Print only the lines from the top of the data through the line with "1.94, 1.79, 1.83];", both included, skipping every picture.
Dataset rows start
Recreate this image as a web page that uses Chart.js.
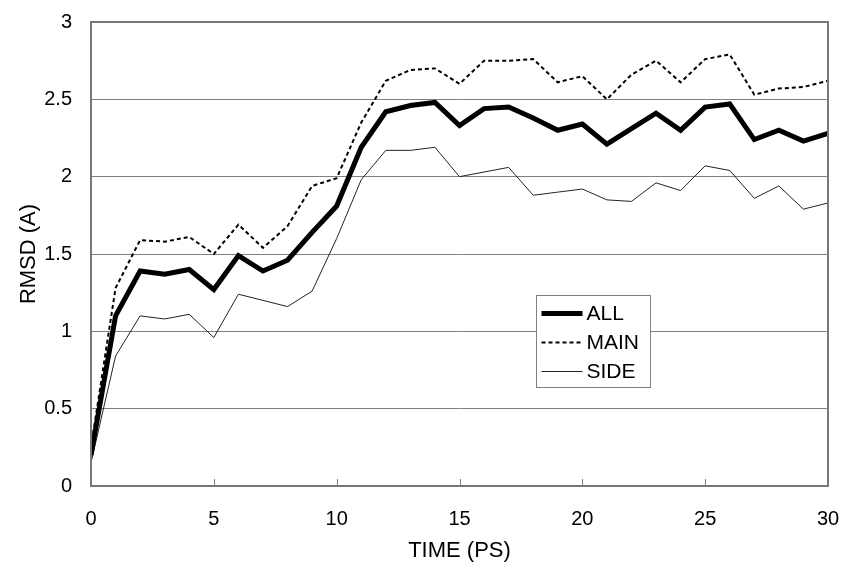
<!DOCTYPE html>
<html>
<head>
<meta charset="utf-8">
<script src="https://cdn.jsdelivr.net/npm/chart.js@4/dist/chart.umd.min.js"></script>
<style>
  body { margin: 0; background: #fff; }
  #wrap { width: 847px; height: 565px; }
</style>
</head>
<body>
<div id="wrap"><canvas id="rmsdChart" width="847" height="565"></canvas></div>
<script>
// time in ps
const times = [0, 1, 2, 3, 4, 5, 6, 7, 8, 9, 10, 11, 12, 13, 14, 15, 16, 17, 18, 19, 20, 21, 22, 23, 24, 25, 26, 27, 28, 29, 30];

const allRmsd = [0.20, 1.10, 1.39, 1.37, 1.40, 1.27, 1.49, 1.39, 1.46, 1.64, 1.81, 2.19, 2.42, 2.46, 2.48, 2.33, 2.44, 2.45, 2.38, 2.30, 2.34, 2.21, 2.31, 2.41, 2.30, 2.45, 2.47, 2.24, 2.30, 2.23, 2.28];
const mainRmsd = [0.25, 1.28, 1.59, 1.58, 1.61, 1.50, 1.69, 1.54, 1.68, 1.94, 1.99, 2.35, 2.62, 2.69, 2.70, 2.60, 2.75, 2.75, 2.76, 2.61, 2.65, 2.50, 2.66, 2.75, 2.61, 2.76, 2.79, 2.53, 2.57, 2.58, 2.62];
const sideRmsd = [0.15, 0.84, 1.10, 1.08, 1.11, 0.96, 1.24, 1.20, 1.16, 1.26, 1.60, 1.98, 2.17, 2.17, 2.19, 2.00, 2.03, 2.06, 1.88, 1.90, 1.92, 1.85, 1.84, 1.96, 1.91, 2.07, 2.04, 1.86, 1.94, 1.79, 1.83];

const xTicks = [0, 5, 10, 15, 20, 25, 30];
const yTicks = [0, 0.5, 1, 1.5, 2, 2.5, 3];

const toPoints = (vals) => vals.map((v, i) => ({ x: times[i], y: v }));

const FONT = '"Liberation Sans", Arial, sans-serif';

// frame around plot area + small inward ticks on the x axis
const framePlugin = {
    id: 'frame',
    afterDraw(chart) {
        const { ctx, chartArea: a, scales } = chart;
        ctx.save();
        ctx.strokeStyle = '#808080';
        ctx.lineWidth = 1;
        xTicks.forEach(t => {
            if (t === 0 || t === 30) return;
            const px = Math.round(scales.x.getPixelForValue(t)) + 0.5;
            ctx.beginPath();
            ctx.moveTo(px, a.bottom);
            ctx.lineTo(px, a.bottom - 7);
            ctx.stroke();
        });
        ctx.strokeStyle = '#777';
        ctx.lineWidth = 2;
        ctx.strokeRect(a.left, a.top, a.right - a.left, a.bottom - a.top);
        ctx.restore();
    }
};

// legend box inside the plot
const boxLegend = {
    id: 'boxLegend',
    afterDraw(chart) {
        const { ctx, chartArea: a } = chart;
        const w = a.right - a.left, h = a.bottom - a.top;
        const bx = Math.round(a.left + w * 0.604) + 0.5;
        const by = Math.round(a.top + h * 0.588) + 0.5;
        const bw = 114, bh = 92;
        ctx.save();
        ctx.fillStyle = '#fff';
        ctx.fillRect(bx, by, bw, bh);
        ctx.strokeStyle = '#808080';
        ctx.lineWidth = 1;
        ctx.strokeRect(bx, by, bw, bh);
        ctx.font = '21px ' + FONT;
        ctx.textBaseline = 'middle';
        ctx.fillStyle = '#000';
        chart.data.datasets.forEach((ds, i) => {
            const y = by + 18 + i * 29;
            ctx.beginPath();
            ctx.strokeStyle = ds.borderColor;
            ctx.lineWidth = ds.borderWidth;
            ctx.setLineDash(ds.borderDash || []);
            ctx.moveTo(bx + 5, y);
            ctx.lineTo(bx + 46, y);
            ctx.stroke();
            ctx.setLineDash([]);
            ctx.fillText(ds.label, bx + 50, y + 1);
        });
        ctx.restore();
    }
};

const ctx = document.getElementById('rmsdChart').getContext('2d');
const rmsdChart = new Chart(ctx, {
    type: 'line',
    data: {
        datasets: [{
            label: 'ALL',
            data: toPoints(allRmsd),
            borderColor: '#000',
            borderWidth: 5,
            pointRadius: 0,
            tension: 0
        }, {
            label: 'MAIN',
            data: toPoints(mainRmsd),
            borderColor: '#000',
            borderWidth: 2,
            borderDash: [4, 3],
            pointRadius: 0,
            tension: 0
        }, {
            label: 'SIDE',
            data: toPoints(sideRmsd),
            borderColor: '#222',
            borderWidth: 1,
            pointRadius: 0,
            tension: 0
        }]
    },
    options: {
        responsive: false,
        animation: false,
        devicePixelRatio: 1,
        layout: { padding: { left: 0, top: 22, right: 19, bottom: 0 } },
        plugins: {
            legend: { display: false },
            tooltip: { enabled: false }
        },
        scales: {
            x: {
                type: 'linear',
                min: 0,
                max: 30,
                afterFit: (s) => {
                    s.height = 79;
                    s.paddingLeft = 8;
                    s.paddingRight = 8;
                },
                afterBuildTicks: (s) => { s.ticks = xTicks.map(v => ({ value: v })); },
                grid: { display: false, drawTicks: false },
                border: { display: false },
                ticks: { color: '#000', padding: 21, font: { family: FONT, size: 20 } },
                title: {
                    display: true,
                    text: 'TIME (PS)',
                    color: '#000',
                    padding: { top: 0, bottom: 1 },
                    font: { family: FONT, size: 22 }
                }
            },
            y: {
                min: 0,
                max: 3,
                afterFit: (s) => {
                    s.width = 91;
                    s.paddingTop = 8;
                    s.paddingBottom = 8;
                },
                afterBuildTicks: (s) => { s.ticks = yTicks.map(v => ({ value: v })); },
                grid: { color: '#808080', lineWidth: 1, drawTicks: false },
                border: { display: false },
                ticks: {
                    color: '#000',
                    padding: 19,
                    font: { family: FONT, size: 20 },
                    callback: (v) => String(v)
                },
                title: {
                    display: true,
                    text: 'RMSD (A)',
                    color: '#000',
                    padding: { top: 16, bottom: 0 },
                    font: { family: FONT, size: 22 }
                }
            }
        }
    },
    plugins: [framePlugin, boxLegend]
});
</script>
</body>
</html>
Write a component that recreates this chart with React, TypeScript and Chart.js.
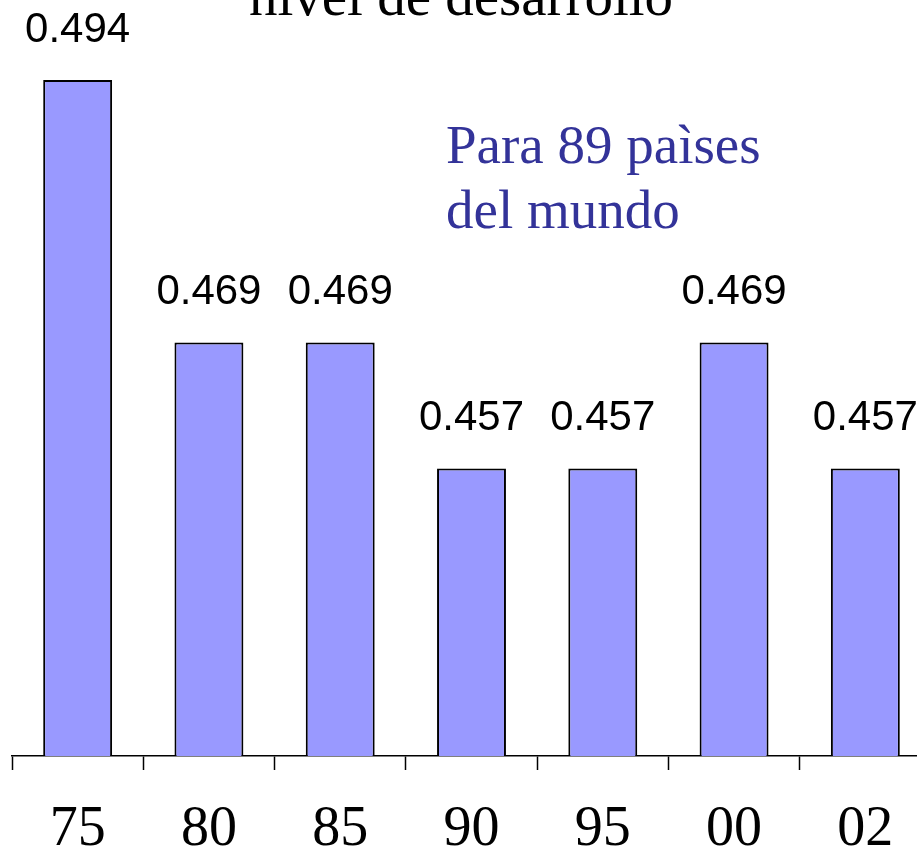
Dataset rows end
* **Finished task**:
Recreate this image as a web page that uses Chart.js.
<!DOCTYPE html>
<html>
<head>
<meta charset="utf-8">
<script src="https://cdn.jsdelivr.net/npm/chart.js@4/dist/chart.umd.min.js"></script>
<style>
  body { margin: 0; background: #fff; }
  #wrap { width: 847px; height: 565px; }
</style>
</head>
<body>
<div id="wrap"><canvas id="rmsdChart" width="847" height="565"></canvas></div>
<script>
// time in ps
const times = [0, 1, 2, 3, 4, 5, 6, 7, 8, 9, 10, 11, 12, 13, 14, 15, 16, 17, 18, 19, 20, 21, 22, 23, 24, 25, 26, 27, 28, 29, 30];

const allRmsd = [0.20, 1.10, 1.39, 1.37, 1.40, 1.27, 1.49, 1.39, 1.46, 1.64, 1.81, 2.19, 2.42, 2.46, 2.48, 2.33, 2.44, 2.45, 2.38, 2.30, 2.34, 2.21, 2.31, 2.41, 2.30, 2.45, 2.47, 2.24, 2.30, 2.23, 2.28];
const mainRmsd = [0.25, 1.28, 1.59, 1.58, 1.61, 1.50, 1.69, 1.54, 1.68, 1.94, 1.99, 2.35, 2.62, 2.69, 2.70, 2.60, 2.75, 2.75, 2.76, 2.61, 2.65, 2.50, 2.66, 2.75, 2.61, 2.76, 2.79, 2.53, 2.57, 2.58, 2.62];
const sideRmsd = [0.15, 0.84, 1.10, 1.08, 1.11, 0.96, 1.24, 1.20, 1.16, 1.26, 1.60, 1.98, 2.17, 2.17, 2.19, 2.00, 2.03, 2.06, 1.88, 1.90, 1.92, 1.85, 1.84, 1.96, 1.91, 2.07, 2.04, 1.86, 1.94, 1.79, 1.83];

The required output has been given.